WHAT IS BEING ASKED:
Restate, exactly and without pictures, the lines from the start of the listing below through the line holding "const legendTitle = 'Body temperature';".

COLLECTED DATA:
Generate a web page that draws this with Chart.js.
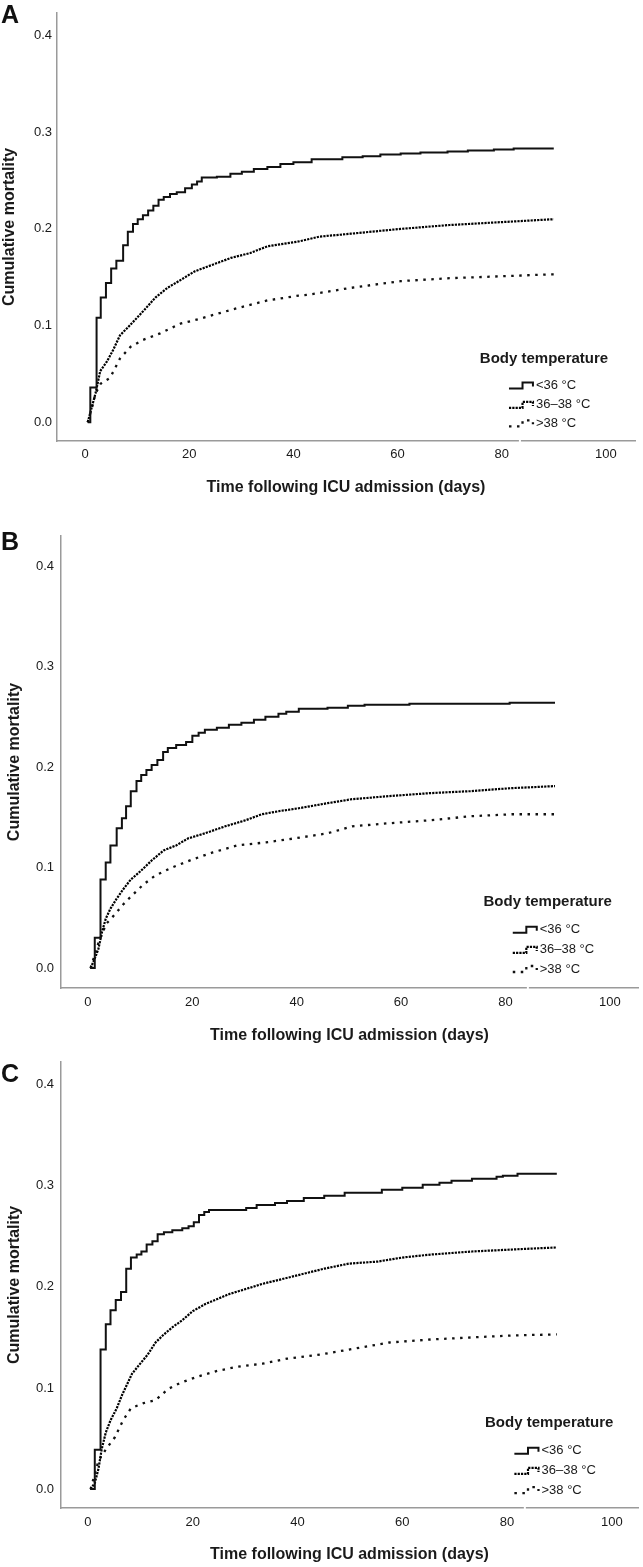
<!DOCTYPE html>
<html>
<head>
<meta charset="utf-8">
<script src="https://cdn.jsdelivr.net/npm/chart.js@4"></script>
<style>
  body { margin: 0; background: #fff; width: 643px; height: 1567px; overflow: hidden; position: relative; }
  canvas { position: absolute; left: 0; }
</style>
</head>
<body>
<canvas id="chartA" width="643" height="520" style="top:0px"></canvas>
<canvas id="chartB" width="643" height="527" style="top:520px"></canvas>
<canvas id="chartC" width="643" height="520" style="top:1047px"></canvas>
<script>
// tick labels
const xTicks = [0, 20, 40, 60, 80, 100];
const yTicks = [0, 0.1, 0.2, 0.3, 0.4];
const seriesNames = ['<36 °C', '36–38 °C', '>38 °C'];
const xTitle = 'Time following ICU admission (days)';
const yTitle = 'Cumulative mortality';
const legendTitle = 'Body temperature';

// Panel A
const daysA1 = [0.5, 1, 2.2, 3, 4, 5, 6, 7.3, 8.2, 9.2, 10.1, 11.1, 12.1, 13.1, 14.1, 15.1, 16.3, 17.6, 19.2, 20.5, 21.5, 22.4, 25.3, 27.9, 30.1, 32.4, 35, 37.5, 40, 43.5, 49.4, 53.3, 56.7, 60.6, 64.4, 69.6, 73.5, 78.5, 82.3, 90];
const mortA1 = [0, 0.036, 0.108, 0.129, 0.144, 0.159, 0.167, 0.183, 0.197, 0.205, 0.210, 0.214, 0.219, 0.224, 0.230, 0.233, 0.236, 0.238, 0.242, 0.246, 0.249, 0.253, 0.254, 0.257, 0.259, 0.262, 0.264, 0.267, 0.269, 0.272, 0.274, 0.275, 0.277, 0.278, 0.279, 0.280, 0.281, 0.282, 0.283, 0.283];
const daysA2 = [0.5, 1, 2, 2.9, 4.2, 5.4, 6.7, 8, 9.6, 11.5, 13.5, 15.8, 18.3, 21, 24, 28, 31.7, 35, 41, 45, 51, 60.6, 70, 80, 90];
const mortA2 = [0, 0.010, 0.030, 0.053, 0.063, 0.075, 0.090, 0.097, 0.106, 0.117, 0.129, 0.139, 0.147, 0.156, 0.162, 0.170, 0.175, 0.182, 0.187, 0.192, 0.195, 0.200, 0.204, 0.207, 0.210];
const daysA3 = [0.5, 1.3, 2, 3, 4.8, 6.7, 8.7, 11, 14.4, 18.3, 22, 28.5, 35, 41, 43, 51, 60.6, 70, 80, 89.4, 90];
const mortA3 = [0, 0.015, 0.030, 0.040, 0.046, 0.066, 0.078, 0.085, 0.092, 0.102, 0.107, 0.117, 0.126, 0.131, 0.132, 0.139, 0.146, 0.149, 0.151, 0.153, 0.153];

// Panel B
const daysB1 = [0.4, 1.3, 2.4, 3.4, 4.3, 5.5, 6.5, 7.3, 8.2, 9.3, 10.2, 11.2, 12.2, 13.3, 14.4, 15.3, 16.9, 18.8, 20, 21.2, 22.4, 24.7, 27, 29.4, 31.8, 34, 36.5, 38, 40.4, 45.9, 49.8, 53, 61.6, 80.8, 89.5];
const mortB1 = [0, 0.030, 0.088, 0.105, 0.122, 0.139, 0.149, 0.161, 0.176, 0.186, 0.192, 0.197, 0.202, 0.207, 0.215, 0.219, 0.222, 0.225, 0.231, 0.234, 0.237, 0.239, 0.242, 0.244, 0.247, 0.250, 0.253, 0.255, 0.258, 0.259, 0.261, 0.262, 0.263, 0.264, 0.264];
const daysB2 = [0.5, 1.2, 2, 2.7, 3.4, 4.3, 5.5, 6.7, 8.2, 10.2, 12.2, 14.5, 16.9, 19.2, 22.4, 26.3, 30.2, 33.3, 36.5, 40.4, 45.9, 50.6, 57.6, 65.5, 73.3, 81.2, 89.5];
const mortB2 = [0, 0.008, 0.019, 0.036, 0.049, 0.059, 0.069, 0.078, 0.088, 0.097, 0.107, 0.117, 0.122, 0.129, 0.134, 0.141, 0.147, 0.153, 0.156, 0.159, 0.164, 0.168, 0.171, 0.174, 0.176, 0.179, 0.181];
const daysB3 = [0.5, 2, 3.5, 5.1, 6.7, 8.2, 10.6, 12.9, 16.1, 20, 23.9, 28.6, 34.1, 39.6, 45.9, 50.6, 57.6, 65.5, 73.3, 81.2, 89.5];
const mortB3 = [0, 0.025, 0.044, 0.053, 0.063, 0.071, 0.083, 0.092, 0.100, 0.108, 0.115, 0.122, 0.125, 0.129, 0.134, 0.141, 0.144, 0.147, 0.151, 0.153, 0.153];

// Panel C
const daysC1 = [0.4, 1.3, 2.4, 3.4, 4.3, 5.3, 6.3, 7.3, 8.2, 9.3, 10.2, 11.2, 12.3, 13.3, 14.5, 16.1, 18, 19.2, 20.2, 21.2, 22.2, 23.1, 30.2, 32.2, 35.7, 38, 41.2, 45.1, 49, 56.1, 60, 63.9, 67.1, 69.4, 73.3, 78, 79.2, 82, 89.5];
const mortC1 = [0, 0.039, 0.138, 0.163, 0.177, 0.187, 0.195, 0.218, 0.229, 0.232, 0.235, 0.242, 0.245, 0.252, 0.254, 0.256, 0.258, 0.260, 0.264, 0.271, 0.274, 0.276, 0.278, 0.281, 0.283, 0.285, 0.288, 0.290, 0.293, 0.296, 0.298, 0.301, 0.303, 0.305, 0.307, 0.309, 0.310, 0.312, 0.312];
const daysC2 = [0.5, 1.3, 2, 2.6, 3.4, 4.3, 5.5, 6.5, 7.5, 8.4, 9.8, 11.4, 12.9, 14.5, 16.1, 18, 20, 22.4, 24.7, 27, 30.2, 33.3, 37.3, 41.2, 45.1, 49.8, 55.3, 60, 65.5, 73.3, 81.2, 89.5];
const mortC2 = [0, 0.006, 0.020, 0.039, 0.056, 0.068, 0.080, 0.093, 0.104, 0.114, 0.123, 0.133, 0.145, 0.153, 0.160, 0.167, 0.176, 0.183, 0.188, 0.193, 0.198, 0.203, 0.208, 0.213, 0.218, 0.223, 0.225, 0.229, 0.232, 0.235, 0.237, 0.239];
const daysC3 = [0.5, 2, 3.5, 5.1, 6.7, 8.2, 10.6, 12.9, 15.3, 17.6, 20.8, 24.7, 28.6, 33.3, 38, 44.3, 49.8, 57.6, 65.5, 73.3, 81.2, 89.5];
const mortC3 = [0, 0.028, 0.040, 0.051, 0.068, 0.080, 0.085, 0.088, 0.099, 0.105, 0.111, 0.117, 0.121, 0.124, 0.129, 0.133, 0.138, 0.145, 0.148, 0.150, 0.152, 0.153];

const FONT = '"Liberation Sans", Arial, sans-serif';
const INK = '#1a1a1a';

// the solid curve keeps its KM steps, the two dotted ones are drawn as fine dotted curves
const lineStyles = [
  { borderColor: '#111', borderWidth: 2, borderDash: [], stepped: true },
  { borderColor: '#000', borderWidth: 2.2, borderDash: [2.2, 1.1], stepped: false },
  { borderColor: '#111', borderWidth: 2.3, borderDash: [2.5, 5.5], stepped: false }
];

function toPoints(days, mort) {
  return days.map((d, i) => ({ x: d, y: mort[i] }));
}

// letter, legend and the small break in the x axis
const decoPlugin = {
  id: 'deco',
  afterDraw(chart, args, o) {
    const { ctx, scales: { x, y } } = chart;
    ctx.save();
    // break in the x axis line under the legend
    const gx = x.getPixelForValue(o.gapAt);
    ctx.fillStyle = '#fff';
    ctx.fillRect(gx - 1, chart.chartArea.bottom - 2, 2, 4);

    ctx.fillStyle = '#111';
    ctx.font = 'bold 25px ' + FONT;
    ctx.textBaseline = 'alphabetic';
    ctx.textAlign = 'left';
    ctx.fillText(o.letter, 1, o.letterY);

    ctx.fillStyle = INK;
    ctx.font = 'bold 15px ' + FONT;
    ctx.textBaseline = 'middle';
    ctx.fillText(legendTitle, x.getPixelForValue(75.8), y.getPixelForValue(0.066));

    const rows = [0.038, 0.018, -0.001];
    ctx.font = '13px ' + FONT;
    seriesNames.forEach((name, i) => {
      const cy = y.getPixelForValue(rows[i]);
      const x0 = x.getPixelForValue(81.4), xm = x.getPixelForValue(84), x1 = x.getPixelForValue(86);
      const st = lineStyles[i];
      ctx.strokeStyle = st.borderColor;
      ctx.lineWidth = st.borderWidth;
      ctx.setLineDash(st.borderDash);
      ctx.beginPath();
      ctx.moveTo(x0, cy + 3);
      ctx.lineTo(xm, cy + 3);
      ctx.lineTo(xm, cy - 3);
      ctx.lineTo(x1, cy - 3);
      ctx.lineTo(x1, cy + 1);
      ctx.stroke();
      ctx.setLineDash([]);
      ctx.fillStyle = INK;
      ctx.fillText(name, x1 + 3, cy);
    });
    ctx.restore();
  }
};

function makePanel(id, letter, series, lay) {
  return new Chart(document.getElementById(id), {
    type: 'line',
    data: {
      datasets: series.map((s, i) => Object.assign({
        label: seriesNames[i],
        data: toPoints(s[0], s[1]),
        pointRadius: 0,
        fill: false
      }, lineStyles[i]))
    },
    options: {
      responsive: false,
      animation: false,
      layout: { padding: { top: lay.top, right: lay.right, left: 0, bottom: 0 } },
      plugins: {
        legend: { display: false },
        tooltip: { enabled: false },
        deco: { letter: letter, letterY: lay.letterY, gapAt: lay.gapAt }
      },
      scales: {
        x: {
          type: 'linear',
          min: lay.xmin, max: lay.xmax,
          afterFit: s => { s.height = lay.xh; },
          afterBuildTicks: s => { s.ticks = xTicks.map(v => ({ value: v })); },
          grid: { display: false, drawTicks: false },
          border: { display: true, color: '#9a9a9a', width: 1.5 },
          ticks: { color: INK, font: { family: FONT, size: 13 }, padding: lay.xtp, maxRotation: 0, autoSkip: false, callback: v => String(v) },
          title: { display: true, text: xTitle, color: INK, font: { family: FONT, size: 16, weight: 'bold' }, padding: { top: 0, bottom: lay.titlePad } }
        },
        y: {
          type: 'linear',
          min: lay.ymin, max: lay.ymax,
          afterFit: s => { s.width = lay.yw; },
          afterBuildTicks: s => { s.ticks = yTicks.map(v => ({ value: v })); },
          grid: { display: false, drawTicks: false },
          border: { display: true, color: '#9a9a9a', width: 1.5 },
          ticks: { color: INK, font: { family: FONT, size: 13 }, padding: lay.ytp, autoSkip: false, callback: v => v.toFixed(1) },
          title: { display: true, text: yTitle, color: INK, font: { family: FONT, size: 16, weight: 'bold' }, padding: { top: lay.yTitlePad, bottom: 0 } }
        }
      }
    },
    plugins: [decoPlugin]
  });
}

makePanel('chartA', 'A', [[daysA1, mortA1], [daysA2, mortA2], [daysA3, mortA3]], {
  top: 5, right: 8, yw: 57, xh: 79, xmin: -5.4, xmax: 105.6, ymin: -0.0193, ymax: 0.4234,
  titlePad: 22.4, xtp: 6, ytp: 5, yTitlePad: 0, letterY: 23, gapAt: 83.5
});
makePanel('chartB', 'B', [[daysB1, mortB1], [daysB2, mortB2], [daysB3, mortB3]], {
  top: 16, right: 5, yw: 61, xh: 59, xmin: -5.17, xmax: 105.4, ymin: -0.0199, ymax: 0.4299,
  titlePad: 1.4, xtp: 7, ytp: 7, yTitlePad: 5, letterY: 30, gapAt: 84.3
});
makePanel('chartC', 'C', [[daysC1, mortC1], [daysC2, mortC2], [daysC3, mortC3]], {
  top: 12, right: 5, yw: 61, xh: 59, xmin: -5.15, xmax: 105, ymin: -0.0187, ymax: 0.4226,
  titlePad: 2.4, xtp: 7, ytp: 7, yTitlePad: 5, letterY: 35, gapAt: 83.4
});
</script>
</body>
</html>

WORKED ANSWER:
Generate a web page that draws this with Chart.js.
<!DOCTYPE html>
<html>
<head>
<meta charset="utf-8">
<script src="https://cdn.jsdelivr.net/npm/chart.js@4"></script>
<style>
  body { margin: 0; background: #fff; width: 643px; height: 1567px; overflow: hidden; position: relative; }
  canvas { position: absolute; left: 0; }
</style>
</head>
<body>
<canvas id="chartA" width="643" height="520" style="top:0px"></canvas>
<canvas id="chartB" width="643" height="527" style="top:520px"></canvas>
<canvas id="chartC" width="643" height="520" style="top:1047px"></canvas>
<script>
// tick labels
const xTicks = [0, 20, 40, 60, 80, 100];
const yTicks = [0, 0.1, 0.2, 0.3, 0.4];
const seriesNames = ['<36 °C', '36–38 °C', '>38 °C'];
const xTitle = 'Time following ICU admission (days)';
const yTitle = 'Cumulative mortality';
const legendTitle = 'Body temperature';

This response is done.